Lines of data:
^^^^^^^^^^^^^^^^
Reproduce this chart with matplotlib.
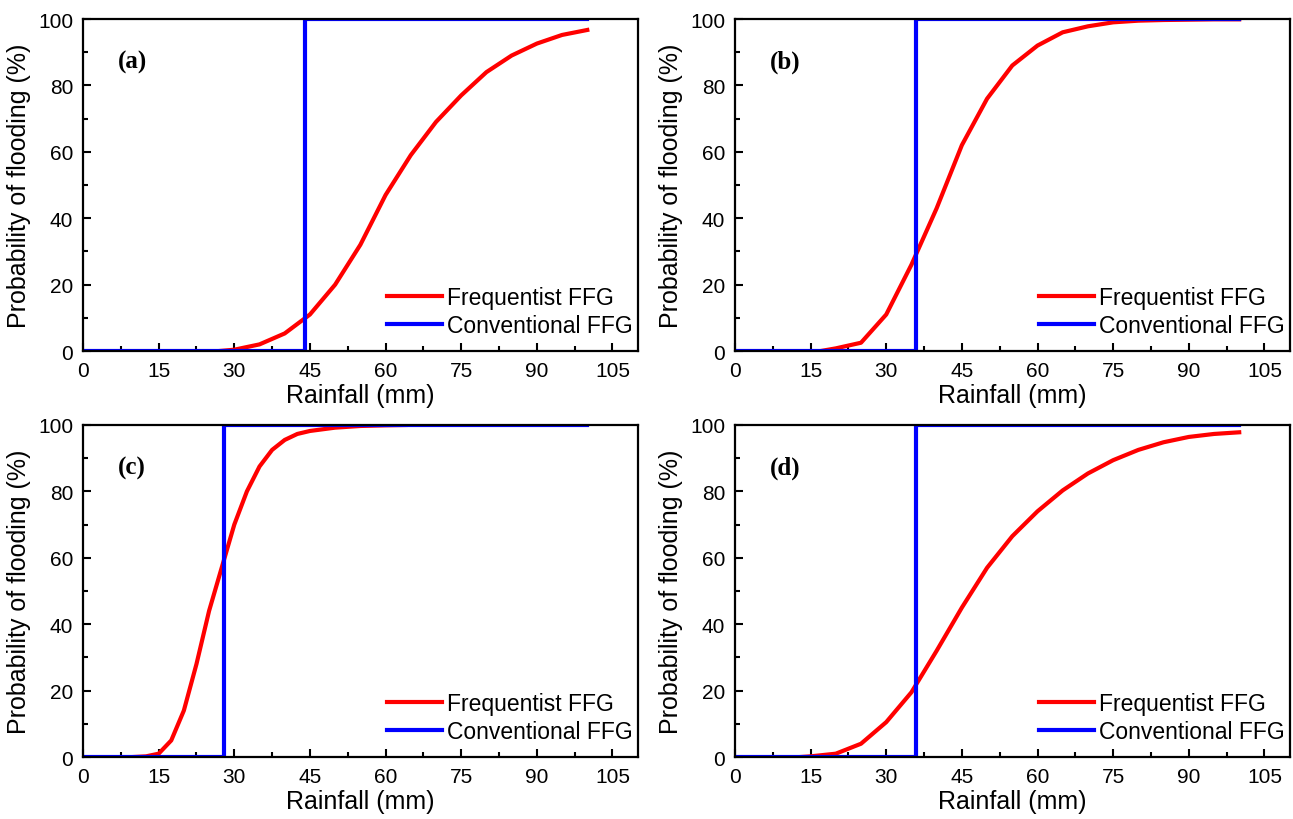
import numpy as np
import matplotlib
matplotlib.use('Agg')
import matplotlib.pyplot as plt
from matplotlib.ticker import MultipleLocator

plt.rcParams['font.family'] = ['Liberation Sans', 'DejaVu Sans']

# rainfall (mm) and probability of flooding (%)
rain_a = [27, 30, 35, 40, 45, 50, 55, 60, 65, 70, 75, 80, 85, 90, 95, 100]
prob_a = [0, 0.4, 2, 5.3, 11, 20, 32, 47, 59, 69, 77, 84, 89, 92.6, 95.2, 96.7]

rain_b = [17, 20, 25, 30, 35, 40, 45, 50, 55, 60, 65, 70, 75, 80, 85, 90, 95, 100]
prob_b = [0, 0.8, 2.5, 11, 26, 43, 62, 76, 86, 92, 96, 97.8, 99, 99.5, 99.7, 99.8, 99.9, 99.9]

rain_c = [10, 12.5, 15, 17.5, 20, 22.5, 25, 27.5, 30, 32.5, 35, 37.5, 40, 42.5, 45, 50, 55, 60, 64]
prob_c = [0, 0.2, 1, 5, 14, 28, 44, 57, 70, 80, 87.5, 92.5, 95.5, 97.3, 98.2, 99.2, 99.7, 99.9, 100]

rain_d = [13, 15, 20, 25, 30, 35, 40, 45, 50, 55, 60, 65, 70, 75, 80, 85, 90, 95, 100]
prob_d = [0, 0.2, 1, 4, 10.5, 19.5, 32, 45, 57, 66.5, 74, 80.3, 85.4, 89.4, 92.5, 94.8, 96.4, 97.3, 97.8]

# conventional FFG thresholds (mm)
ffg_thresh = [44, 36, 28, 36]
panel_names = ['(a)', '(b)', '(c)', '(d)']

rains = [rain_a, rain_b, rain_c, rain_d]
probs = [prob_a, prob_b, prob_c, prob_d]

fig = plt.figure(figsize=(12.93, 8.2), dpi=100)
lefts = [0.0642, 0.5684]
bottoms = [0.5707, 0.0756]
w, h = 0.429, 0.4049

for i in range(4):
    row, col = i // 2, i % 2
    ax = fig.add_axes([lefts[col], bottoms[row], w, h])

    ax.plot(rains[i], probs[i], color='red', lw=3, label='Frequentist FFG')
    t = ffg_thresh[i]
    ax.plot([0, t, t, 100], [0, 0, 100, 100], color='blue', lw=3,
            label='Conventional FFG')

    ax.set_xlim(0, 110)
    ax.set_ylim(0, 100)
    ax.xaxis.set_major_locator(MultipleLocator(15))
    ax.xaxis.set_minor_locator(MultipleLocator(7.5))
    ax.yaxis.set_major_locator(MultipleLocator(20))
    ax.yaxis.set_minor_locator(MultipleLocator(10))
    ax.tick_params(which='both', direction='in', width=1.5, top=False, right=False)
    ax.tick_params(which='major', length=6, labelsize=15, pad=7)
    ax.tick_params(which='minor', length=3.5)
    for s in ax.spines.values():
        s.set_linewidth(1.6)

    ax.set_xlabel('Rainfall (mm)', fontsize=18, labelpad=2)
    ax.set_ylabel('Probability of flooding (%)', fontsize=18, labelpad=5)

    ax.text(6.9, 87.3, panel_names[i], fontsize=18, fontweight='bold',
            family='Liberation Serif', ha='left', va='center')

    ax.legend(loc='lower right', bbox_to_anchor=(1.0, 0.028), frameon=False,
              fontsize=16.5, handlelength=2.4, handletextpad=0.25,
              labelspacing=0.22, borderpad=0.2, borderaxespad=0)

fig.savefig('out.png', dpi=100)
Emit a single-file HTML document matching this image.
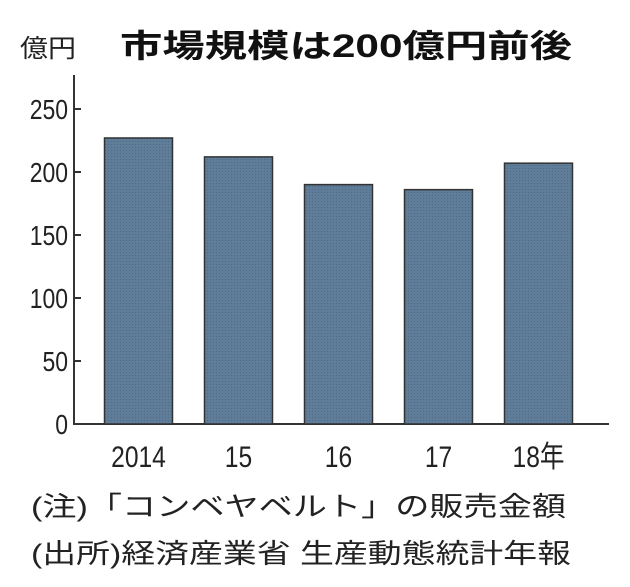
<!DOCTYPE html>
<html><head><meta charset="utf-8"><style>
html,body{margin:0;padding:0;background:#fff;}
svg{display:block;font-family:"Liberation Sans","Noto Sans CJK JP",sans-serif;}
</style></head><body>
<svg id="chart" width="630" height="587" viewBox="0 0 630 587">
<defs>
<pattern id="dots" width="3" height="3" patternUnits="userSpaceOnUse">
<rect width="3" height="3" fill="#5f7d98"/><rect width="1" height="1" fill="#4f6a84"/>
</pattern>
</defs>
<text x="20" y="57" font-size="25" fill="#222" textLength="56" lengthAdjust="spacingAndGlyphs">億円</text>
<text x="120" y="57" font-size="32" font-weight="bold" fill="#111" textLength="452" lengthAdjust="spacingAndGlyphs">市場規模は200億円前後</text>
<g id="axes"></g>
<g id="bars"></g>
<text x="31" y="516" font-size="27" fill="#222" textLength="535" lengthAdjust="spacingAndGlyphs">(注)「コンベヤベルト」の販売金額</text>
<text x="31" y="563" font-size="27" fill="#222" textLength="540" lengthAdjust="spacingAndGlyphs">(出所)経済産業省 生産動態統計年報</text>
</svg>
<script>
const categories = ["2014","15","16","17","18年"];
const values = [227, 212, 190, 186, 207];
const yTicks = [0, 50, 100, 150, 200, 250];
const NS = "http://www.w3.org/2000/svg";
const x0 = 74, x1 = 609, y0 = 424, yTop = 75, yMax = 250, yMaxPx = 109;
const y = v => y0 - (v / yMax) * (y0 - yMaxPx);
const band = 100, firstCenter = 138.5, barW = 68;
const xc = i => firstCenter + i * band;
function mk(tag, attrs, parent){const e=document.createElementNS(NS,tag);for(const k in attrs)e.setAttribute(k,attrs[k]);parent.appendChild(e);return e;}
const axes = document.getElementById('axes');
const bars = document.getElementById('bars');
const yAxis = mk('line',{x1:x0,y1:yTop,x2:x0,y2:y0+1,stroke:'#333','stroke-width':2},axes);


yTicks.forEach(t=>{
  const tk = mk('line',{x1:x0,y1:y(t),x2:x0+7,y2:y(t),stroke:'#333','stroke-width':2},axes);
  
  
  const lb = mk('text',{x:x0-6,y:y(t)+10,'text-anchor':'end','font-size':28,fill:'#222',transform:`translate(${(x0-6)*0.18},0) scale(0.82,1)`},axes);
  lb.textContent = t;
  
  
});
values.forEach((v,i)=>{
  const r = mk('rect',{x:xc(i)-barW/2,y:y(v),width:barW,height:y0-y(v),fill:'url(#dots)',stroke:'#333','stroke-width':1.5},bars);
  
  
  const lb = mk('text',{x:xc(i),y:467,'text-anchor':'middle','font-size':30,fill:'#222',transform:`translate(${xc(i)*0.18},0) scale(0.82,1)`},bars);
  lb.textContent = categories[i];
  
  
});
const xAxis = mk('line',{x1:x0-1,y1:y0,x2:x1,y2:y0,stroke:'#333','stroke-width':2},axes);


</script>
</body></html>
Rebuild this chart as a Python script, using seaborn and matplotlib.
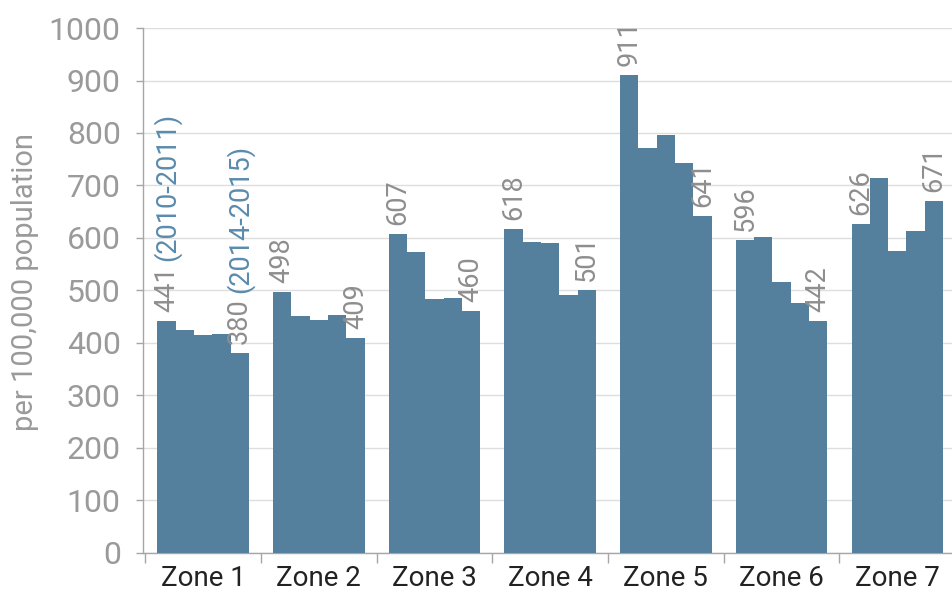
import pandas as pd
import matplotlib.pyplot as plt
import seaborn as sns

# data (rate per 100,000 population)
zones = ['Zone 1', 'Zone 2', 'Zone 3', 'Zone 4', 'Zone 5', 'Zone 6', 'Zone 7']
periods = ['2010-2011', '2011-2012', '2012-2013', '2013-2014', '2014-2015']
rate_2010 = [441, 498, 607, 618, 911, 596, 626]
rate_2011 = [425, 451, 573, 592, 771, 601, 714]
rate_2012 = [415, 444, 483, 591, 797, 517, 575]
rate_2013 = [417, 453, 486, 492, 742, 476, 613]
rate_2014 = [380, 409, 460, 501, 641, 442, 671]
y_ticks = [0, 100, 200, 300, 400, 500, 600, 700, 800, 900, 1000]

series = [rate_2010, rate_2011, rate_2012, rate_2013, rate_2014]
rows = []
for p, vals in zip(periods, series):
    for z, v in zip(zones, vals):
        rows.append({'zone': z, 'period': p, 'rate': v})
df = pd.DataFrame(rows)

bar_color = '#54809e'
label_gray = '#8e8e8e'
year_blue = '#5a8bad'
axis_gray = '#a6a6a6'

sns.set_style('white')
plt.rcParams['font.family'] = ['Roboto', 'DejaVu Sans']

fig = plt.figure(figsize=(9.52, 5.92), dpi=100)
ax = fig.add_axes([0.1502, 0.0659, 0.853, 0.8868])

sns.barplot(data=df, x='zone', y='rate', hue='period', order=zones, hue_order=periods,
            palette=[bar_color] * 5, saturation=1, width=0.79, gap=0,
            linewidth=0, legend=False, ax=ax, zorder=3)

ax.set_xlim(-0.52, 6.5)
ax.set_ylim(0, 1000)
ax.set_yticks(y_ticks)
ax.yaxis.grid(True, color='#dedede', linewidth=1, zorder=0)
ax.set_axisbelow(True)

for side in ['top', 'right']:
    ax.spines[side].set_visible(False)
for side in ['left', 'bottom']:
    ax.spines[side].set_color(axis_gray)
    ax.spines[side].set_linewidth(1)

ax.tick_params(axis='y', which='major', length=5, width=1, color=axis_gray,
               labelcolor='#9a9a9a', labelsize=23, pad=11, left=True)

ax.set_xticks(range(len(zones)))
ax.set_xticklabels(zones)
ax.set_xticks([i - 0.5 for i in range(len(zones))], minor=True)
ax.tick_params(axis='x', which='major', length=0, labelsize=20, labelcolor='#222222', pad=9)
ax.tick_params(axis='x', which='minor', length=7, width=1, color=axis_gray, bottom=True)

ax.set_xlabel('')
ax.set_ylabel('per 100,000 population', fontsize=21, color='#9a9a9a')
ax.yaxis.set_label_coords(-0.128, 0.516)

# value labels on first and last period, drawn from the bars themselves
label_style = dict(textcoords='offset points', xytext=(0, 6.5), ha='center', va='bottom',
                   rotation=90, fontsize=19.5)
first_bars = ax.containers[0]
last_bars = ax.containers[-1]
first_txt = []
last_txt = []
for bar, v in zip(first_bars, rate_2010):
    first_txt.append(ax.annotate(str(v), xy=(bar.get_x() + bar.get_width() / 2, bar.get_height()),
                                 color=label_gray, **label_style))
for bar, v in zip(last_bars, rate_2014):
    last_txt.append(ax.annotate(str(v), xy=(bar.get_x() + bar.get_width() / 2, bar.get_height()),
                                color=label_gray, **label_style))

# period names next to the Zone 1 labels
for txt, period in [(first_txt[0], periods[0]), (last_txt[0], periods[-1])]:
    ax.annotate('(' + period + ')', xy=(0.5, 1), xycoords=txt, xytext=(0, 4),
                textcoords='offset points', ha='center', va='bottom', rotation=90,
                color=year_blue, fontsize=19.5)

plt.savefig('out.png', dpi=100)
^^^^^^^^^^^^^^^^
▶ [WHAT IS REQUIRED]
Nothing but the lines from the start of the records above through the line with "plt.rcParams['font.family'] = ['Liberation" should be retyped, each exactly as written; leave out all pictures.

▶ [THE RESULT]
Reproduce this chart with matplotlib.
import numpy as np
import matplotlib
matplotlib.use('Agg')
import matplotlib.pyplot as plt
from matplotlib.ticker import MultipleLocator

plt.rcParams['font.family'] = ['Liberation Sans', 'DejaVu Sans']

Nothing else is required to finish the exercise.